Non eravate dei mostri, ma delle cose mostruose le avete fatte.
«Non c’è dubbio, e lo abbiamo pagato com’era giusto che fosse. Mio marito Giusva ha avuto il suo primo giorno di permesso dopo vent’anni di carcere, di cui otto in isolamento. Sono atti di cui dobbiamo portare la memoria, ciò che è tutt’altra cosa dall’alimentare l’odio ideologico sempre e comunque come fa il cortometraggio di cui stiamo parlando. Un cortometraggio da cui risulta che il suo autore non conosce neppure i dati reali dell’evento per come vengono ricostruiti nella sentenza».
In fatto del cercare di comprendere, sono stati in tanti della sinistra a difendere lei e suo marito dall’accusa che vi viene fatta di essere corresponsabili della strage di Bologna.

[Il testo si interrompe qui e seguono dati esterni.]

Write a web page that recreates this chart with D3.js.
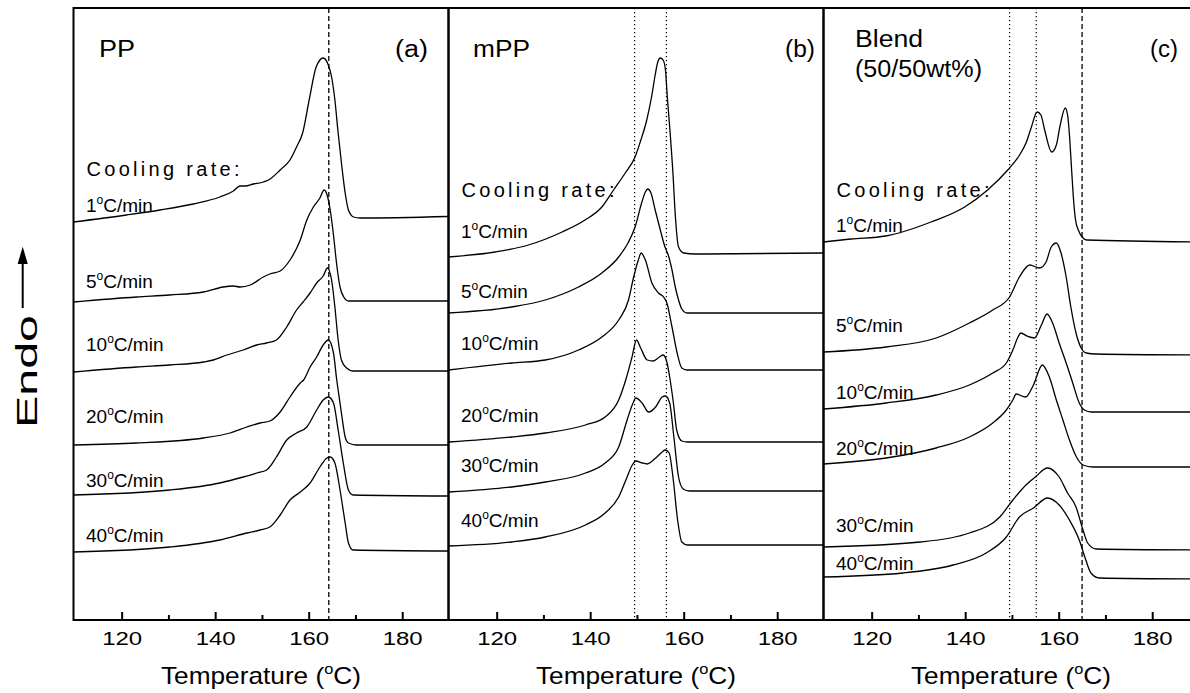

«Tantissimi. Da Franca Chiaromonte all’ex partigiana Leda Colombini, da Carla Rocchi allo stesso D’Ambrosio, da Furio Colombo a Giovanni Pellegrino, un dirigente del Pd che ha definito la sentenza che ci condanna “una sentenza appesa al nulla”. Una sentenza che non individua né i mandanti della strage né gli autori materiali e che non sa dire dove eravamo quella mattina. Semmai è singolare che di “garantisti” ce ne siano sempre stati di più a sinistra che a destra. La destra italiana recente s’è scoperta garantista solo quando si trattava di difendere Silvio Berlusconi».

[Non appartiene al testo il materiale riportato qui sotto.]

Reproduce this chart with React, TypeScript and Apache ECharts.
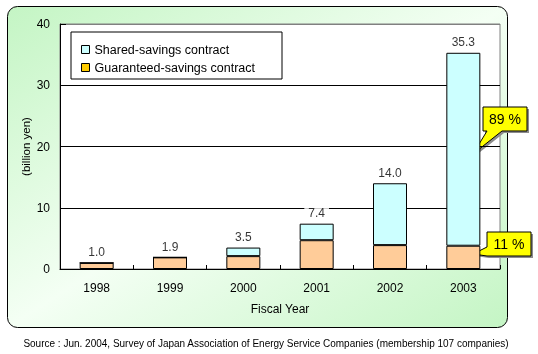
import React, { useEffect, useRef } from "react";
import * as echarts from "echarts";

const categories = ["1998", "1999", "2000", "2001", "2002", "2003"];
const guaranteed = [1.0, 1.9, 2.1, 4.7, 3.9, 3.8];
const shared = [0, 0, 1.4, 2.7, 10.1, 31.5];
const totals = [1.0, 1.9, 3.5, 7.4, 14.0, 35.3];
const yTicks = [0, 10, 20, 30, 40];
const callouts = [
  { label: "89 %", category: "2003", value: 18.8 },
  { label: "11 %", category: "2003", value: 2.4 },
];
const seriesNames = ["Shared-savings contract", "Guaranteed-savings contract"];
const sourceText =
  "Source : Jun. 2004, Survey of Japan Association of Energy Service Companies (membership 107 companies)";

const FONT = "Arial, 'Liberation Sans', sans-serif";

export default function App() {
  const ref = useRef<HTMLDivElement>(null);
  useEffect(() => {
    if (!ref.current) return;
    const chart = echarts.init(ref.current, undefined, { renderer: "svg" });
    const bgGrad = new echarts.graphic.LinearGradient(0, 0, 1, 1, [
      { offset: 0, color: "#c4f5c4" },
      { offset: 0.5, color: "#f4fff4" },
      { offset: 1, color: "#c4f5c4" },
    ]);
    const baseGraphics: any[] = [
      {
        id: "bg",
        type: "rect",
        z: -100,
        shape: { x: 7.5, y: 6.5, width: 500, height: 321, r: 10 },
        style: { fill: bgGrad, stroke: "#000", lineWidth: 1 },
      },
      {
        id: "src",
        type: "text",
        x: 266,
        y: 343,
        style: {
          text: sourceText,
          fill: "#000",
          font: `10px ${FONT}`,
          align: "center",
          verticalAlign: "middle",
        },
      },
    ];
    chart.setOption({
      animation: false,
      textStyle: { fontFamily: FONT },
      graphic: baseGraphics,
      legend: {
        orient: "vertical",
        left: 71,
        top: 32,
        backgroundColor: "#fff",
        borderColor: "#000",
        borderWidth: 1,
        borderRadius: 0,
        padding: [11, 27, 5, 10],
        itemGap: 5,
        itemWidth: 8,
        itemHeight: 8,
        textStyle: { fontSize: 12.5, color: "#000", fontFamily: FONT },
        data: [
          { name: seriesNames[0], icon: "rect", itemStyle: { color: "#ccffff", borderColor: "#000", borderWidth: 1 } },
          { name: seriesNames[1], icon: "rect", itemStyle: { color: "#ffcc00", borderColor: "#000", borderWidth: 1 } },
        ],
      },
      grid: {
        left: 60,
        right: 38,
        top: 24,
        bottom: 85,
        show: true,
        backgroundColor: "#fff",
        borderColor: "#808080",
        borderWidth: 1,
      },
      xAxis: {
        type: "category",
        data: categories,
        boundaryGap: true,
        name: "Fiscal Year",
        nameLocation: "middle",
        nameGap: 34,
        nameMoveOverlap: false,
        nameTextStyle: { fontSize: 12, color: "#000", fontFamily: FONT },
        axisLine: { show: true, lineStyle: { color: "#000", width: 1 } },
        axisTick: { show: true, inside: true, length: 4, lineStyle: { color: "#000" } },
        axisLabel: { fontSize: 12, color: "#000", margin: 13, fontFamily: FONT },
        splitLine: { show: false },
      },
      yAxis: {
        type: "value",
        min: yTicks[0],
        max: yTicks[yTicks.length - 1],
        interval: 10,
        name: "(billion yen)",
        nameLocation: "middle",
        nameRotate: 90,
        nameGap: 28,
        nameMoveOverlap: false,
        nameTextStyle: { fontSize: 11.5, color: "#000", fontFamily: FONT },
        axisLine: { show: true, lineStyle: { color: "#000", width: 1 } },
        axisTick: { show: true, inside: true, length: 6, lineStyle: { color: "#000" } },
        axisLabel: { fontSize: 12, color: "#000", margin: 10, fontFamily: FONT },
        splitLine: {
          show: true,
          lineStyle: { color: ["#000", "#000", "#000", "#000", "#808080"], width: 1 },
        },
      },
      series: [
        {
          name: seriesNames[1],
          type: "bar",
          stack: "total",
          barWidth: 34,
          data: guaranteed,
          itemStyle: { color: "#ffcc99", borderColor: "#000", borderWidth: 1 },
        },
        {
          name: seriesNames[0],
          type: "bar",
          stack: "total",
          barWidth: 34,
          data: shared,
          itemStyle: { color: "#ccffff", borderColor: "#000", borderWidth: 1 },
        },
        {
          name: "total",
          type: "scatter",
          data: totals,
          symbolSize: 1,
          itemStyle: { color: "rgba(0,0,0,0)" },
          z: 5,
          label: {
            show: true,
            position: "top",
            distance: 2,
            formatter: (p: any) => Number(p.value).toFixed(1),
            fontSize: 12,
            color: "#000",
            fontFamily: FONT,
            backgroundColor: "#fff",
            padding: [2, 4, 2, 4],
          },
        },
      ],
    });

    const shapes = [
      {
        pts: [[10, -47], [54, -47], [54, -23], [29, -23], [0, 0], [14, -23], [10, -23]],
        cx: 32,
        cy: -35,
      },
      {
        pts: [[14, -22], [58, -22], [58, 2], [14, 2], [0, 0], [14, -7]],
        cx: 36,
        cy: -10,
      },
    ];
    const calloutGraphics = callouts.map((c, i) => {
      const p = chart.convertToPixel({ seriesIndex: 0 }, [c.category, c.value]) as number[];
      const s = shapes[i];
      return {
        id: "callout" + i,
        type: "group",
        x: Math.round(p[0]) + 10,
        y: Math.round(p[1]),
        z: 50,
        children: [
          {
            type: "polygon",
            x: 2,
            y: 2,
            shape: { points: s.pts },
            style: { fill: "#8c8c8c", stroke: "none" },
          },
          {
            type: "polygon",
            shape: { points: s.pts },
            style: { fill: "#ffff00", stroke: "#000", lineWidth: 1 },
          },
          {
            type: "text",
            x: s.cx,
            y: s.cy,
            style: {
              text: c.label,
              fill: "#000",
              font: `14px ${FONT}`,
              align: "center",
              verticalAlign: "middle",
            },
          },
        ],
      };
    });
    chart.setOption({ graphic: [...baseGraphics, ...calloutGraphics] });
    return () => chart.dispose();
  }, []);
  return (
    <div
      ref={ref}
      style={{ position: "fixed", left: 0, top: 0, width: 538, height: 354 }}
    />
  );
}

La Procura di Roma rifiuta di stoppare il cortometraggio di De Camillis perché la sua reputazione di ergastolana è di per sé molto bassa.
«Questo vuol dire che mi si può attribuire qualsiasi cosa? Questo vuol dire che un eventuale regista di destra privo di onore potrebbe firmare un cortometraggio in cui si vedesse Adriano Sofri che dà il colpo di grazia al commissario Luigi Calabresi? Io non voglio mica si dica che nel marzo 1982 ero una santa, voglio solo che si rispetti la verità giudiziaria. La Procura sostiene che l’autore di un film possa ricostruire un evento come vuole? Ma allora non deve dire di quel film che è un cortometraggio che ricostruisce fatti veri. È pazzesco che De Camillis abbia avuto un premio che esalta la “qualità giornalistica” del suo lavoro».
Se lei oggi incontrasse la Francesca Mambro di trent’anni fa, che cosa le direbbe? La riconoscerebbe o la prenderebbe a pugni?
«Dopo molti anni e con un immenso sforzo sono riuscita a fare pace anche con lei».